L'ascension à Phnom Penh
Adoptant le nom de scène Ros Serey Sothea, elle s'installa dans la capitale Phnom Penh pour poursuivre une carrière musicale plus ambitieuse. Elle devint chanteuse pour la station nationale de radio, se produisant d'abord en duo avec d’autres artistes puis en solo.
Son premier grand succès, « Stung Khieu » (La rivière bleue), sorti en 1967, signala l'avènement d'une voix haute, claire et expressive qui devait conquérir tout le pays.
Son répertoire se révéla éclectique : ballades romantiques envoûtantes, chansons traditionnelles revisitées et surtout une incorporation audacieuse d’influences occidentales.
Sous l'influence notamment de la musique rock américaine et britannique — popularisée par la présence militaire américaine au Vietnam voisin — Ros Serey Sothea mêla son chant aux guitares électriques, batteries et orgues Farfisa, créant un son unique, parfois psychédélique, qui marqua profondément le paysage musical cambodgien.
La collaboration avec les géants de la musique khmère
Ros Serey Sothea forma un duo mythique avec Sinn Sisamouth, la figure emblématique de la scène musicale khmère. Ensemble, ils enregistrèrent plusieurs dizaines de chansons qui amalgamaient jazz, rock, folk khmer et sons occidentaux. Leur musique, parfois des adaptations libres de tubes occidentaux comme « Proud Mary » ou « Wooly Bully », touche encore la sensibilité d'auditeurs contemporains.
Son travail cinématographique fut tout aussi notable ; elle prêta sa voix pour environ 250 films cambodgiens perdus dans les années de conflit. Ros Serey Sothea ne se limita jamais à un seul style, traversant avec aisance les genres tout en offrant une identité authentiquement cambodgienne à sa musique.
L'Étoile des années tourmentées
La décennie 1970 fut le théâtre du bouleversement politique et social au Cambodge. Le régime du Sangkum Reastr Niyum trébucha, laissant place à la République Khmère et bientôt au règne terrifiant des Khmers rouges. Fidèle à sa patrie, Ros Serey Sothea soutint par ses chansons le combat contre les forces insurgées, avant que Phnom Penh ne tombe aux mains des Khmers rouges en avril 1975.

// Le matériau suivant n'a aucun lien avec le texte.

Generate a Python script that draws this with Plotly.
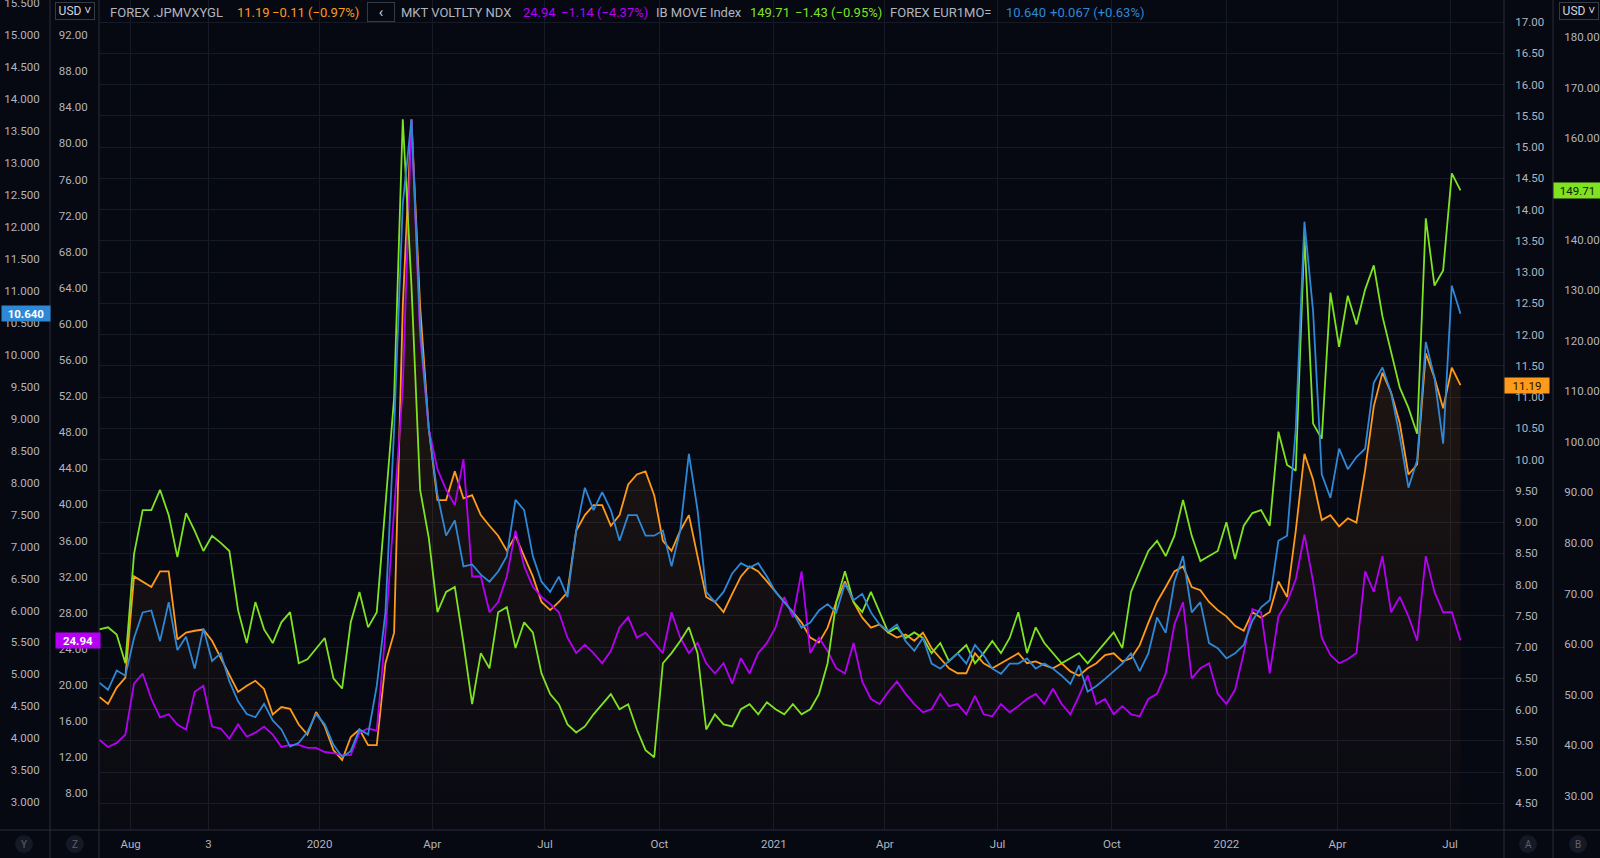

Comme beaucoup d'intellectuels et d'artistes, Ros Serey Sothea fut déplacée dans la campagne à Kampong Speu, où elle dut travailler dans des conditions inhumaines. Malgré sa qualité de star, son talent fut détourné à des fins de propagande communiste.
Forcée de chanter pour les dirigeants du régime et mariée de force à un officier Khmer Rouge, son existence devint un calvaire. Plusieurs récits divergent sur sa fin tragique ; certains évoquent une exécution en 1977, d'autres une mort par épuisement ou malnutrition, laissant l'ombre de la disparition irrésolue planer depuis.
Un Héritage Indélébile
Ros Serey Sothea symbolise à la fois l'apogée d'un âge d'or de la musique cambodgienne et le traumatisme profond causé par le génocide. Bien que la majorité de ses enregistrements originaux aient été détruits durant la guerre et le régime Khmer Rouge, ses chansons ont survécu grâce à des vinyles disséminés et surtout grâce à la mémoire collective.
Sa sœur aînée, Ros Saboeut, joua un rôle crucial dans la renaissance de la musique cambodgienne post-Khmers rouges, réunissant les survivants et les musiciens dispersés pour reconstituer le patrimoine musical perdu.
Aujourd'hui encore, les mélodies de Ros Serey Sothea inspirent les nouvelles générations, tant au Cambodge que dans le monde entier. Documentaires, albums hommage et recherches historiques continuent à faire revivre l’œuvre de celle qui fut la « Voix d'Or de la Capitale Royale », hommage vibrant à une artiste disparue trop tôt mais jamais oubliée.